Short exercise
Without the pictures, set down the records below word for word.

= = = = =

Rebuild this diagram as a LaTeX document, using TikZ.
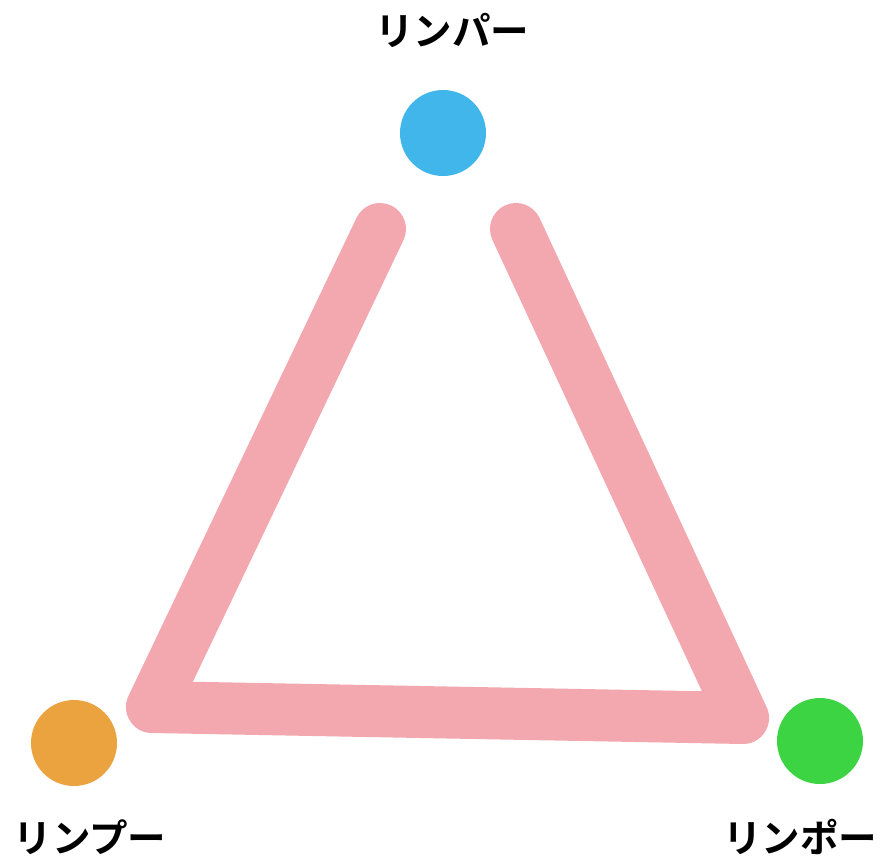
\documentclass[tikz,border=0pt]{standalone}
\usepackage{fontspec}
\usepackage{xcolor}
\usepackage{tikz}
\newfontfamily\jpfont{Noto Sans CJK JP}[BoldFont={Noto Sans CJK JP Bold}]
\definecolor{lineink}{HTML}{F3A8B0}
\definecolor{dotblue}{HTML}{41B6EA}
\definecolor{dotorange}{HTML}{EBA33F}
\definecolor{dotgreen}{HTML}{3DD444}
\begin{document}
\begin{tikzpicture}[x=1pt, y=-1pt, every node/.style={font=\jpfont\bfseries\fontsize{38.5}{42}\selectfont}]
  \useasboundingbox (0,0) rectangle (884,860);
  \fill[white] (0,0) rectangle (884,860);
  % stroke
  \draw[lineink, line width=52pt, line cap=round, line join=round]
    (380,229) -- (152,707) -- (743,718) -- (516,229);
  % dots
  \node[circle, fill=dotblue, minimum size=86pt, inner sep=0pt] (top) at (443,133) {};
  \node[circle, fill=dotorange, minimum size=86pt, inner sep=0pt] (left) at (74,743) {};
  \node[circle, fill=dotgreen, minimum size=86pt, inner sep=0pt] (right) at (820,741) {};
  % labels
  \node (toplbl) at (452,30) {リンパー};
  \node (leftlbl) at (90,837) {リンプー};
  \node (rightlbl) at (800,837) {リンポー};
\end{tikzpicture}
\end{document}
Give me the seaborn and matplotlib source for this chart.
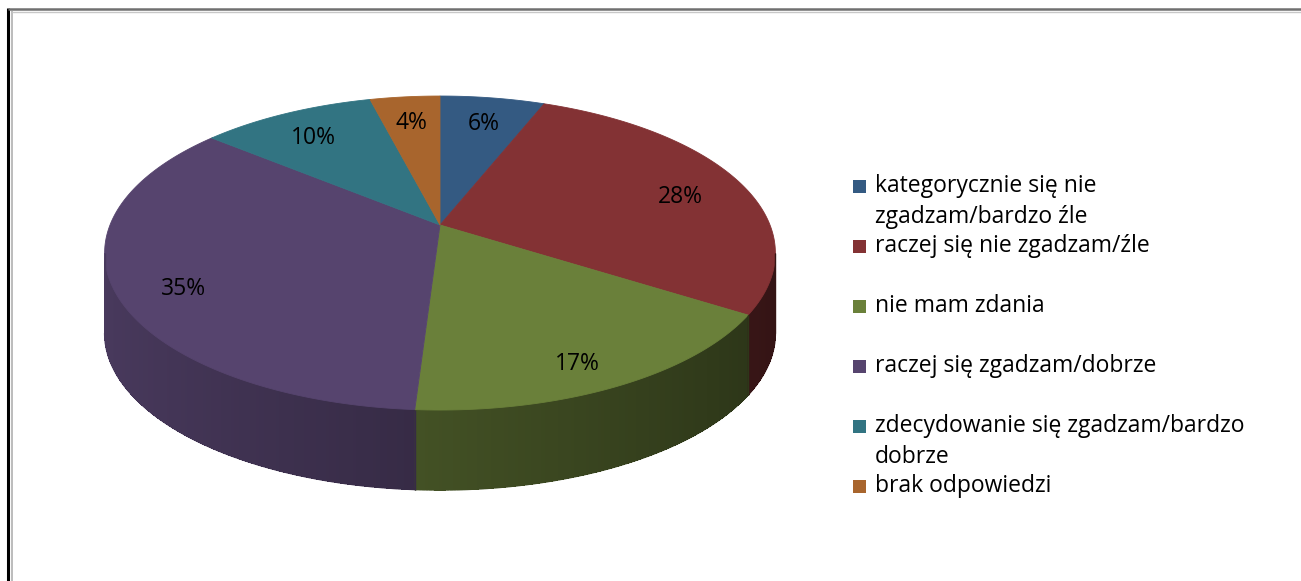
import numpy as np
import matplotlib
matplotlib.use("Agg")
import matplotlib.pyplot as plt
from matplotlib.collections import PolyCollection, LineCollection
from matplotlib.patches import Polygon, Rectangle
import seaborn as sns

# -----------------------------------------
# DATA
# -----------------------------------------
labels = [
    "kategorycznie się nie\nzgadzam/bardzo źle",
    "raczej się nie zgadzam/źle",
    "nie mam zdania",
    "raczej się zgadzam/dobrze",
    "zdecydowanie się zgadzam/bardzo\ndobrze",
    "brak odpowiedzi",
]
values = [6, 28, 17, 35, 10, 4]
colors = ["#345a82", "#833234", "#6a803a", "#56446e", "#327482", "#a8652d"]

# -----------------------------------------
# STYLE
# -----------------------------------------
sns.set_theme(style="white")
plt.rcParams["font.family"] = ["Open Sans", "DejaVu Sans"]

W, H = 1301, 581
fig = plt.figure(figsize=(W / 100, H / 100), dpi=100)
ax = fig.add_axes([0, 0, 1, 1])
ax.set_xlim(0, W)
ax.set_ylim(H, 0)
ax.axis("off")

# 3D pie geometry (pixel space, perspective tilt)
cx, cy = 440, 225
a, b, k = 330, 152, 0.1785
depth = 80


def proj(theta, r=1.0, h=0.0):
    X = r * np.cos(theta)
    Z = r * np.sin(theta)
    d = 1 + k * Z
    return cx + a * X / d, cy - b * Z / d + h


def shade(c, f):
    rgb = np.array(matplotlib.colors.to_rgb(c))
    return tuple(np.clip(rgb * f, 0, 1))


# slice angles (deg), clockwise from top
total = sum(values)
starts, ends = [], []
cur = 90.0
for v in values:
    starts.append(cur)
    cur -= v / total * 360
    ends.append(cur)

# -----------------------------------------
# SIDE WALLS (front, visible part only)
# -----------------------------------------
vis_lo = -180 + np.degrees(np.arcsin(k))
vis_hi = -np.degrees(np.arcsin(k))

polys, fcs, segs, scs = [], [], [], []
for s, e, c in zip(starts, ends, colors):
    lo, hi = max(e, vis_lo), min(s, vis_hi)
    if lo >= hi:
        continue
    th = np.radians(np.linspace(lo, hi, int((hi - lo) * 2) + 2))
    for t0, t1 in zip(th[:-1], th[1:]):
        x0, y0 = proj(t0)
        x1, y1 = proj(t1)
        polys.append([(x0, y0), (x1, y1), (x1, y1 + depth), (x0, y0 + depth)])
        col = shade(c, 0.62 - 0.23 * np.cos(0.5 * (t0 + t1)))
        fcs.append(col)
        segs.append([(x0, y0 + depth), (x1, y1 + depth)])
        scs.append(col)
    # silhouette / boundary edges of this wall
    for t in (np.radians(lo), np.radians(hi)):
        x0, y0 = proj(t)
        segs.append([(x0, y0), (x0, y0 + depth)])
        scs.append(shade(c, 0.62 - 0.23 * np.cos(t)))

ax.add_collection(PolyCollection(polys, facecolors=fcs, edgecolors="none",
                                 linewidths=0, antialiaseds=False))
ax.add_collection(LineCollection(segs, colors=scs, linewidths=1.0))

# -----------------------------------------
# TOP FACES
# -----------------------------------------
for s, e, c in zip(starts, ends, colors):
    th = np.radians(np.linspace(s, e, 200))
    xs, ys = proj(th)
    pts = [(cx, cy)] + list(zip(xs, ys))
    ax.add_patch(Polygon(pts, closed=True, facecolor=c, edgecolor=c, linewidth=0.6))

# percentage labels
for s, e, v in zip(starts, ends, values):
    mid = np.radians(0.5 * (s + e))
    lx, ly = proj(mid, r=0.8)
    ly += 10 - 6 * np.sin(mid)
    ax.text(lx, ly, f"{v}%", ha="center", va="center", fontsize=16.5, color="black")

# -----------------------------------------
# LEGEND
# -----------------------------------------
for i, (lab, c) in enumerate(zip(labels, colors)):
    yc = 186 + 60 * i
    ax.add_patch(Rectangle((853, yc - 6.5), 13, 13, facecolor=c, edgecolor="none"))
    for j, line in enumerate(lab.split("\n")):
        ax.text(875, yc + 31 * j, line, ha="left", va="center", fontsize=16.5, color="black")

# -----------------------------------------
# FRAME
# -----------------------------------------
ax.plot([8, 8], [8, H], color="black", lw=2.2, solid_capstyle="butt")
ax.plot([8, W], [8.5, 8.5], color="#707070", lw=1.8, solid_capstyle="butt")
ax.plot([12, 12], [11, H], color="#b0b0b0", lw=1.2, solid_capstyle="butt")
ax.plot([12, W], [11.5, 11.5], color="#c8c8c8", lw=1.0, solid_capstyle="butt")

fig.savefig("out.png", dpi=100)
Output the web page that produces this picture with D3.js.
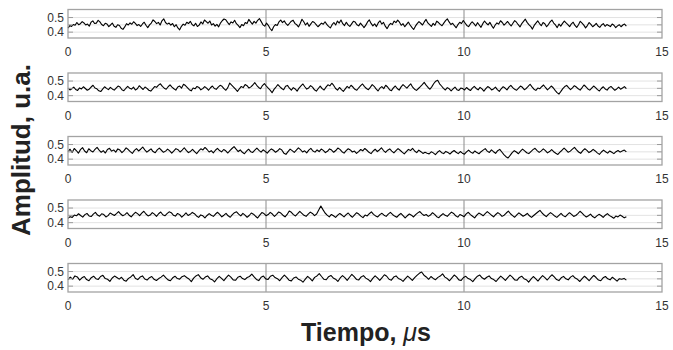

= = = = =

Task answer
Rebuild this diagram as a LaTeX document, using TikZ.
\documentclass[tikz,border=0pt]{standalone}
\usepackage{fontspec}
\usepackage{xcolor}
\usepackage{tikz}
\newfontfamily\jpfont{Noto Sans CJK JP}[BoldFont={Noto Sans CJK JP Bold}]
\definecolor{lineink}{HTML}{F3A8B0}
\definecolor{dotblue}{HTML}{41B6EA}
\definecolor{dotorange}{HTML}{EBA33F}
\definecolor{dotgreen}{HTML}{3DD444}
\begin{document}
\begin{tikzpicture}[x=1pt, y=-1pt, every node/.style={font=\jpfont\bfseries\fontsize{38.5}{42}\selectfont}]
  \useasboundingbox (0,0) rectangle (884,860);
  \fill[white] (0,0) rectangle (884,860);
  % stroke
  \draw[lineink, line width=52pt, line cap=round, line join=round]
    (380,229) -- (152,707) -- (743,718) -- (516,229);
  % dots
  \node[circle, fill=dotblue, minimum size=86pt, inner sep=0pt] (top) at (443,133) {};
  \node[circle, fill=dotorange, minimum size=86pt, inner sep=0pt] (left) at (74,743) {};
  \node[circle, fill=dotgreen, minimum size=86pt, inner sep=0pt] (right) at (820,741) {};
  % labels
  \node (toplbl) at (452,30) {リンパー};
  \node (leftlbl) at (90,837) {リンプー};
  \node (rightlbl) at (800,837) {リンポー};
\end{tikzpicture}
\end{document}
Give me the seaborn and matplotlib source for this chart.
import numpy as np
import matplotlib
matplotlib.use("Agg")
import matplotlib.pyplot as plt
from matplotlib.collections import PolyCollection, LineCollection
from matplotlib.patches import Polygon, Rectangle
import seaborn as sns

# -----------------------------------------
# DATA
# -----------------------------------------
labels = [
    "kategorycznie się nie\nzgadzam/bardzo źle",
    "raczej się nie zgadzam/źle",
    "nie mam zdania",
    "raczej się zgadzam/dobrze",
    "zdecydowanie się zgadzam/bardzo\ndobrze",
    "brak odpowiedzi",
]
values = [6, 28, 17, 35, 10, 4]
colors = ["#345a82", "#833234", "#6a803a", "#56446e", "#327482", "#a8652d"]

# -----------------------------------------
# STYLE
# -----------------------------------------
sns.set_theme(style="white")
plt.rcParams["font.family"] = ["Open Sans", "DejaVu Sans"]

W, H = 1301, 581
fig = plt.figure(figsize=(W / 100, H / 100), dpi=100)
ax = fig.add_axes([0, 0, 1, 1])
ax.set_xlim(0, W)
ax.set_ylim(H, 0)
ax.axis("off")

# 3D pie geometry (pixel space, perspective tilt)
cx, cy = 440, 225
a, b, k = 330, 152, 0.1785
depth = 80


def proj(theta, r=1.0, h=0.0):
    X = r * np.cos(theta)
    Z = r * np.sin(theta)
    d = 1 + k * Z
    return cx + a * X / d, cy - b * Z / d + h


def shade(c, f):
    rgb = np.array(matplotlib.colors.to_rgb(c))
    return tuple(np.clip(rgb * f, 0, 1))


# slice angles (deg), clockwise from top
total = sum(values)
starts, ends = [], []
cur = 90.0
for v in values:
    starts.append(cur)
    cur -= v / total * 360
    ends.append(cur)

# -----------------------------------------
# SIDE WALLS (front, visible part only)
# -----------------------------------------
vis_lo = -180 + np.degrees(np.arcsin(k))
vis_hi = -np.degrees(np.arcsin(k))

polys, fcs, segs, scs = [], [], [], []
for s, e, c in zip(starts, ends, colors):
    lo, hi = max(e, vis_lo), min(s, vis_hi)
    if lo >= hi:
        continue
    th = np.radians(np.linspace(lo, hi, int((hi - lo) * 2) + 2))
    for t0, t1 in zip(th[:-1], th[1:]):
        x0, y0 = proj(t0)
        x1, y1 = proj(t1)
        polys.append([(x0, y0), (x1, y1), (x1, y1 + depth), (x0, y0 + depth)])
        col = shade(c, 0.62 - 0.23 * np.cos(0.5 * (t0 + t1)))
        fcs.append(col)
        segs.append([(x0, y0 + depth), (x1, y1 + depth)])
        scs.append(col)
    # silhouette / boundary edges of this wall
    for t in (np.radians(lo), np.radians(hi)):
        x0, y0 = proj(t)
        segs.append([(x0, y0), (x0, y0 + depth)])
        scs.append(shade(c, 0.62 - 0.23 * np.cos(t)))

ax.add_collection(PolyCollection(polys, facecolors=fcs, edgecolors="none",
                                 linewidths=0, antialiaseds=False))
ax.add_collection(LineCollection(segs, colors=scs, linewidths=1.0))

# -----------------------------------------
# TOP FACES
# -----------------------------------------
for s, e, c in zip(starts, ends, colors):
    th = np.radians(np.linspace(s, e, 200))
    xs, ys = proj(th)
    pts = [(cx, cy)] + list(zip(xs, ys))
    ax.add_patch(Polygon(pts, closed=True, facecolor=c, edgecolor=c, linewidth=0.6))

# percentage labels
for s, e, v in zip(starts, ends, values):
    mid = np.radians(0.5 * (s + e))
    lx, ly = proj(mid, r=0.8)
    ly += 10 - 6 * np.sin(mid)
    ax.text(lx, ly, f"{v}%", ha="center", va="center", fontsize=16.5, color="black")

# -----------------------------------------
# LEGEND
# -----------------------------------------
for i, (lab, c) in enumerate(zip(labels, colors)):
    yc = 186 + 60 * i
    ax.add_patch(Rectangle((853, yc - 6.5), 13, 13, facecolor=c, edgecolor="none"))
    for j, line in enumerate(lab.split("\n")):
        ax.text(875, yc + 31 * j, line, ha="left", va="center", fontsize=16.5, color="black")

# -----------------------------------------
# FRAME
# -----------------------------------------
ax.plot([8, 8], [8, H], color="black", lw=2.2, solid_capstyle="butt")
ax.plot([8, W], [8.5, 8.5], color="#707070", lw=1.8, solid_capstyle="butt")
ax.plot([12, 12], [11, H], color="#b0b0b0", lw=1.2, solid_capstyle="butt")
ax.plot([12, W], [11.5, 11.5], color="#c8c8c8", lw=1.0, solid_capstyle="butt")

fig.savefig("out.png", dpi=100)
Output the web page that produces this picture with D3.js.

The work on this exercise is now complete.